The Encyclopedia of Fantastic Victoriana

by Jess Nevins

"When I Was Dead" (1896)

copyright © Jess Nevins 2022

“When I Was Dead” was written by Vincent O’Sullivan and first appeared in A Book of Bargains (1896). O’Sullivan (1868-1940), an American, was one of the central figures in the English Decadent/fin-de-siècle movement of the 1890s and is one of the best horror fiction writers of the past hundred years. The degree to which his name draws no recognition from most fans of supernatural fiction says much the cruelty of posterity. O’Sullivan belongs more to the twentieth century than the nineteenth, so his best stories, such as “Basil Holderness” and “They,” are not included here. But his “When I Was Dead,” “The Business of Madame Jahn,” and “Will” are excellent supernatural stories.

“When I Was Dead” is about Alistair, the curmudgeonly owner of Ravenel Hall, an unpleasant mansion which never receives visitors; there is something about it which they do not like and which sets their nerves on edge. Alistair admits these things but doesn’t care; he is too busy working on his theory that “if you place some drops of human blood near you, and then concentrate your thoughts, you will after a while see before you a man or a woman who will stay with you during long hours of the night, and even meet you at unexpected places during the day.”1 Alistair has some luck, conjuring up an old woman, but “when I tried to construct the eyes she would shrivel and rot in my sight.”2 Then one night, as he is “thinking, thinking, as I had never thought before,”3 there is a terrible crash, and his servants begin entering his library and crying out at what they see. More of the servants gather, and they ignore Alistair’s commands to them, and they act as if he is dead, which Alistair refuses to believe. A doctor sees the body and pronounces the verdict, and Alistair merely wanders the house. Alistair’s sister, who he hates, visits, and when he tries to stab her in the neck she does not die. And then the funeral passes, and eventually he sees “a black thread winding slowly across the white plain” and he cries out, “I’m not dead! Sweet God, I am not dead.”4 

The central idea of “When I Was Not Dead,” the dead man who does not know that he is a ghost, is clichéd to us now. It is O’Sullivan’s execution that makes the story so memorable.
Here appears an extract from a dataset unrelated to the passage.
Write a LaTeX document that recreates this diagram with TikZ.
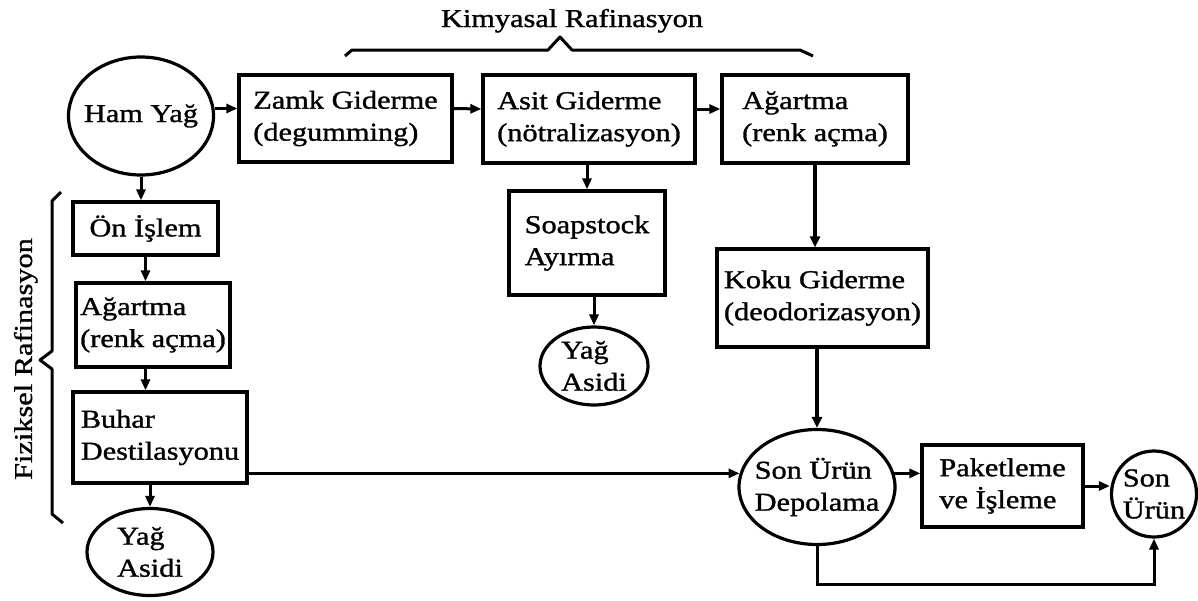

The tone is deadpan intensity, so that Alistair can talk, in a matter-of-fact way, about the shade of the old woman he has conjured up, and how “very complete” she is, except “alas! She was eyeless.” But Alistair grows increasingly shrill and desperate in his efforts to convince himself that he is not dead, and his emotions, such as his hate for his sister, possess him, and the final quote leaves us with an insane ghost who refuses to accept his unlife. O’Sullivan’s descriptions are engrossing; his sketch of Ravenel Hall–“the passages were long and gloomy, the rooms were musty and dull, even the pictures were sombre and their subjects dire...at Ravenel the chain of nerves was prone to clash and jangle a funeral march”5–is vivid, but he pointedly omits any description of Alistair’s corpse, so that we know that Alistair is refusing to admit he sees it until he must.

“When I Was Dead” is a sharp, well-crafted short work which puzzles on a first reading and is more appreciated the longer it is considered. As no less a master of horror than Robert Aickman put it, “’When I Was Dead’ is a very rictus or spasm of guilt; sudden and shattering. Vincent O’Sullivan was a master of this dyeing and soaking in guilt.”6 

Recommended Edition

Print: Michael Cox, ed., Twelve Victorian Ghost Stories. Oxford: Oxford University Press, 1997. 

Online: https://catalog.hathitrust.org/Record/010824396

 

1 Vincent O’Sullivan, “When I Was Dead,” in A Book of Bargains (London: L. Smithers, 1896), 130.

2 O’Sullivan, “When I Was Dead,” 132.

3 O’Sullivan, “When I Was Dead,” 132.

4 O’Sullivan, “When I Was Dead,” 140.

5 O’Sullivan, “When I Was Dead,” 130.

6 Robert Aickman, “Introduction,” in Robert Aickman, ed., The Fourth Fontana Book of Great Ghost Stories (London: Fontana Books, 1967), 9.